At Clover, we look at re-inventing sustainability by constantly looking at Bio-mimicry as a Science to provide answers to multiple challenges. Our innovative ways to create ‘Energy Pillars’ to help farmers provide organic nutrient to trees quickly or our way of carrying out ‘Vertical Farming’ to enhance food production in a small area, are concepts that have been created using Bio-mimicry.
Energy Pillars: Means of providing organic nutrients to trees in quick time.
Vertical Farming: Means of growing large quantity of food in a small area.
Biomimicry helps create products and processes with various advantages
Are sustainable
Biomimicry follows Life’s Principles that helps to optimize rather than maximize, embrace diversity, adapt and evolve and use life-friendly materials and processes
Performs well
In nature, if a design strategy is not effective, it does not survive. Nature has been vetting strategies for 3.8 billion years, which has resulted in ensuring that only successful strategies thrive in their habitat.
Saves energy
Energy in the natural world is even more expensive than in the human world. Plants have to trap and convert it from sunlight and predators have to hunt and catch it. As a result of the scarcity of energy, life tends to organize extremely energy efficient designs and systems, optimizing energy use at every turn. Emulating these efficiency strategies can dramatically reduce the energy use in products and processes.
Cut material costs
Nature builds to shape, because shape is cheap and material is expensive. Thus, biomimicry can help minimize the amount spent on materials while maximizing the effectiveness of products patterns and forms to achieve their desired functions.
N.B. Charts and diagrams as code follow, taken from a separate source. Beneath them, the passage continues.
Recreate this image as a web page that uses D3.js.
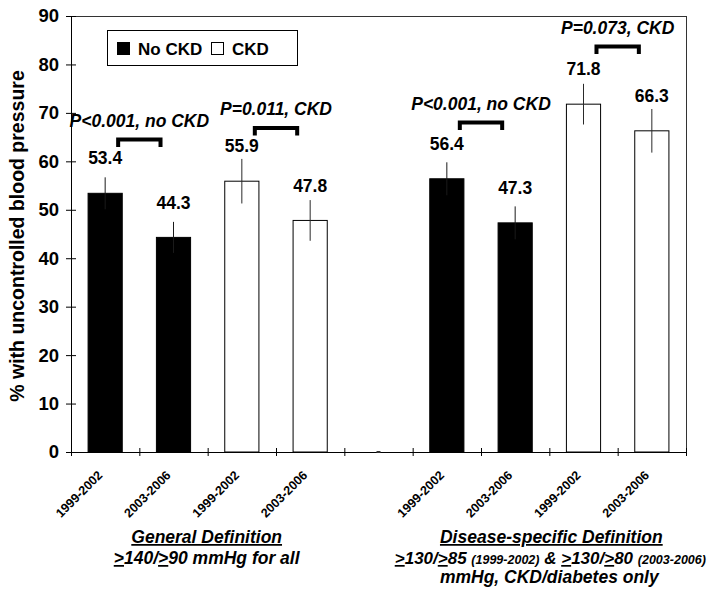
<!DOCTYPE html>
<html><head><meta charset="utf-8">
<script src="https://cdn.jsdelivr.net/npm/d3@7"></script>
<style>
body{margin:0;background:#fff}
svg{display:block}
text{font-family:'Liberation Sans',Arial,Helvetica,sans-serif;font-weight:bold;fill:#000}
</style>
</head><body>
<svg id="c" width="716" height="592"></svg>
<script>
// ---------- data ----------
const categories = ["1999-2002","2003-2006","1999-2002","2003-2006","","1999-2002","2003-2006","1999-2002","2003-2006"];
const groups     = ["No CKD","No CKD","CKD","CKD","","No CKD","No CKD","CKD","CKD"];
const values     = [53.4, 44.3, 55.9, 47.8, 0, 56.4, 47.3, 71.8, 66.3];
const errors     = [3.3, 3.2, 4.6, 4.2, 0, 3.4, 3.4, 4.2, 4.5];
const valueLabels= ["53.4","44.3","55.9","47.8","","56.4","47.3","71.8","66.3"];
const legendItems= ["No CKD","CKD"];
const pTexts     = ["P<0.001, no CKD","P=0.011, CKD","P<0.001, no CKD","P=0.073, CKD"];
const pPairs     = [[0,1],[2,3],[5,6],[7,8]];
const pLevels    = [64.5, 66.9, 68.0, 83.7];
const yTicks     = [0,10,20,30,40,50,60,70,80,90];
const yTitle     = "% with uncontrolled blood pressure";

// ---------- layout ----------
const svg = d3.select("#c");
const X0 = 71, X1 = 686, YT = 16, YB = 452;
const idx = d3.range(categories.length);
const x = d3.scaleBand().domain(idx).range([X0, X1]).paddingInner(0.5).paddingOuter(0.25);
const xEdge = d3.scaleLinear().domain([0, categories.length]).range([X0, X1]);
const y = d3.scaleLinear().domain([0, 90]).range([YB, YT]);
const FONT = "'Liberation Sans',Arial,sans-serif";

// frame
svg.append("rect").attr("x", X0).attr("y", YT).attr("width", X1 - X0).attr("height", YB - YT)
  .attr("fill", "none").attr("stroke", "#333").attr("stroke-width", 1).attr("shape-rendering", "crispEdges");

// y axis
const gy = svg.append("g").attr("transform", `translate(${X0},0)`)
  .call(d3.axisLeft(y).tickValues(yTicks).tickSize(5).tickPadding(7).tickSizeOuter(0));
gy.attr("font-family", FONT).attr("font-size", 18.5).attr("font-weight", "bold");
gy.select(".domain").attr("stroke", "#000");
gy.selectAll(".tick line").attr("x1", 5).attr("stroke", "#000");
gy.selectAll(".tick text").attr("fill", "#000");

// x axis
const gx = svg.append("g").attr("transform", `translate(0,${YB})`)
  .call(d3.axisBottom(xEdge).tickValues(d3.range(categories.length + 1)).tickSize(4).tickSizeOuter(0).tickFormat(""));
gx.select(".domain").attr("stroke", "#000");
gx.selectAll(".tick line").attr("y1", -4).attr("stroke", "#000");

// x tick labels
svg.append("g").selectAll("text").data(idx.filter(i => categories[i] !== "")).join("text")
  .attr("transform", i => `translate(${x(i) + x.bandwidth() / 2 - 2},${YB + 24}) rotate(-45)`)
  .attr("text-anchor", "end").attr("font-size", 12.5).text(i => categories[i]);

// bars
svg.append("g").selectAll("rect").data(idx.filter(i => values[i] > 0)).join("rect")
  .attr("x", i => x(i)).attr("width", x.bandwidth())
  .attr("y", i => y(values[i])).attr("height", i => y(0) - y(values[i]))
  .attr("fill", i => groups[i] === "No CKD" ? "#000" : "#fff")
  .attr("stroke", "#000").attr("stroke-width", 1);

// zero bar marker
svg.append("g").selectAll("line").data(idx.filter(i => values[i] === 0)).join("line")
  .attr("x1", i => x(i) + x.bandwidth() / 2 - 2).attr("x2", i => x(i) + x.bandwidth() / 2 + 2)
  .attr("y1", y(0)).attr("y2", y(0)).attr("stroke", "#333").attr("stroke-width", 2);

// error bars
svg.append("g").selectAll("line").data(idx.filter(i => values[i] > 0)).join("line")
  .attr("x1", i => x(i) + x.bandwidth() / 2).attr("x2", i => x(i) + x.bandwidth() / 2)
  .attr("y1", i => y(values[i] - errors[i])).attr("y2", i => y(values[i] + errors[i]))
  .attr("stroke", i => groups[i] === "No CKD" ? "#1a1a1a" : "#2a2a2a").attr("stroke-width", 1);

// value labels
svg.append("g").selectAll("text").data(idx.filter(i => valueLabels[i] !== "")).join("text")
  .attr("x", i => x(i) + x.bandwidth() / 2).attr("y", i => y(values[i] + 7.2) + 6)
  .attr("text-anchor", "middle").attr("font-size", 17.5).text(i => valueLabels[i]);

// p-value brackets
const half = 0.31 * x.step();
pPairs.forEach((pr, k) => {
  const mid = (x(pr[0]) + x(pr[1])) / 2 + x.bandwidth() / 2;
  const ly = y(pLevels[k]);
  svg.append("path")
    .attr("d", `M${mid - half},${ly + 7.5}V${ly}H${mid + half}V${ly + 7.5}`)
    .attr("fill", "none").attr("stroke", "#000").attr("stroke-width", 4)
    .attr("stroke-linejoin", "miter").attr("stroke-linecap", "butt");
  svg.append("text").attr("x", mid).attr("y", ly - 12.5)
    .attr("text-anchor", "middle").attr("font-size", 17.5).attr("font-style", "italic")
    .text(pTexts[k]);
});

// legend
const lg = svg.append("g");
lg.append("rect").attr("x", 107.5).attr("y", 30.5).attr("width", 190).attr("height", 35)
  .attr("fill", "#fff").attr("stroke", "#000").attr("stroke-width", 1);
const legX = [117, 211];
legendItems.forEach((name, k) => {
  lg.append("rect").attr("x", legX[k] + 0.5).attr("y", 42.5).attr("width", 12).attr("height", 12)
    .attr("fill", name === "No CKD" ? "#000" : "#fff").attr("stroke", "#000").attr("stroke-width", 1);
  lg.append("text").attr("x", legX[k] + 21).attr("y", 55).attr("font-size", 17).text(name);
});

// y title
svg.append("text").attr("transform", `translate(24,${(YT + YB) / 2 + 2}) rotate(-90)`)
  .attr("text-anchor", "middle").attr("font-size", 19.5).text(yTitle);

// group titles
const leftC = (xEdge(0) + xEdge(4)) / 2;
const rightC = (xEdge(5) + xEdge(9)) / 2;
svg.append("text").attr("x", leftC - 1).attr("y", 543).attr("text-anchor", "middle")
  .attr("font-size", 17.5).attr("font-style", "italic").attr("text-decoration", "underline")
  .text("General Definition");
const t2 = svg.append("text").attr("x", leftC - 1).attr("y", 564).attr("text-anchor", "middle")
  .attr("font-size", 17.5).attr("font-style", "italic");
t2.append("tspan").attr("text-decoration", "underline").text(">");
t2.append("tspan").text("140/");
t2.append("tspan").attr("text-decoration", "underline").text(">");
t2.append("tspan").text("90 mmHg for all");

svg.append("text").attr("x", rightC + 2).attr("y", 543).attr("text-anchor", "middle")
  .attr("font-size", 17.5).attr("font-style", "italic").attr("text-decoration", "underline")
  .text("Disease-specific Definition");
const r2 = svg.append("text").attr("x", rightC + 1).attr("y", 564).attr("text-anchor", "middle")
  .attr("font-size", 17).attr("font-style", "italic");
r2.append("tspan").attr("text-decoration", "underline").text(">");
r2.append("tspan").text("130/");
r2.append("tspan").attr("text-decoration", "underline").text(">");
r2.append("tspan").text("85 ");
r2.append("tspan").attr("font-size", 12.5).text("(1999-2002)");
r2.append("tspan").text(" & ");
r2.append("tspan").attr("text-decoration", "underline").text(">");
r2.append("tspan").text("130/");
r2.append("tspan").attr("text-decoration", "underline").text(">");
r2.append("tspan").text("80 ");
r2.append("tspan").attr("font-size", 12.5).text("(2003-2006)");
svg.append("text").attr("x", rightC).attr("y", 583).attr("text-anchor", "middle")
  .attr("font-size", 17.5).attr("font-style", "italic").text("mmHg, CKD/diabetes only");
</script>
</body></html>
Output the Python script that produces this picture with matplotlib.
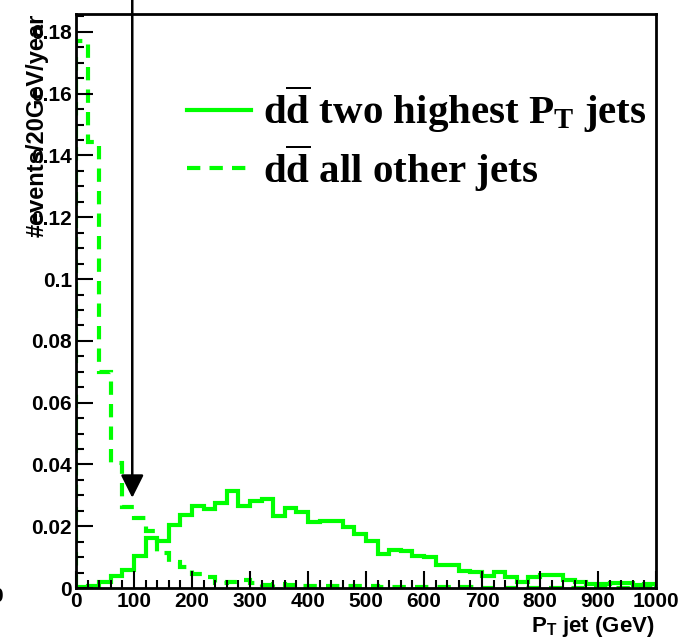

Redefine and eliminate “waste”
By mimicking how nature transitions materials and nutrients within a habitat, we can set up various units and systems to optimally use resources and eliminate unnecessary “waste”. We can also turn “waste” into a feedstock.
Disrupt traditional thinking
Biomimicry offers a new way of finding natural solutions to challenges by mimicking nature.
Accomplish multiple objectives
In nature, there are no single-purpose tools. For example, trees provide shade, generate energy, protects the moving water beneath the surface. Imagine surfaces and systems that could accomplish multiple functions with one simple, multi-functional design!
Adapt to context and climate
Rather than fighting against the context by using energy and resources to hold nature at bay, understand true sustainability from nature itself – not only creating but continuing to nourish and heal the systems that create conditions conducive to life.
Embody resilience
The ability to identify and apply principles and recipes for adapting to change is key. Life on Earth is the epitome of resilience, adapting and changing to fit its context over billions of years. We can create human-built systems that are inherently resilient to change and disturbances.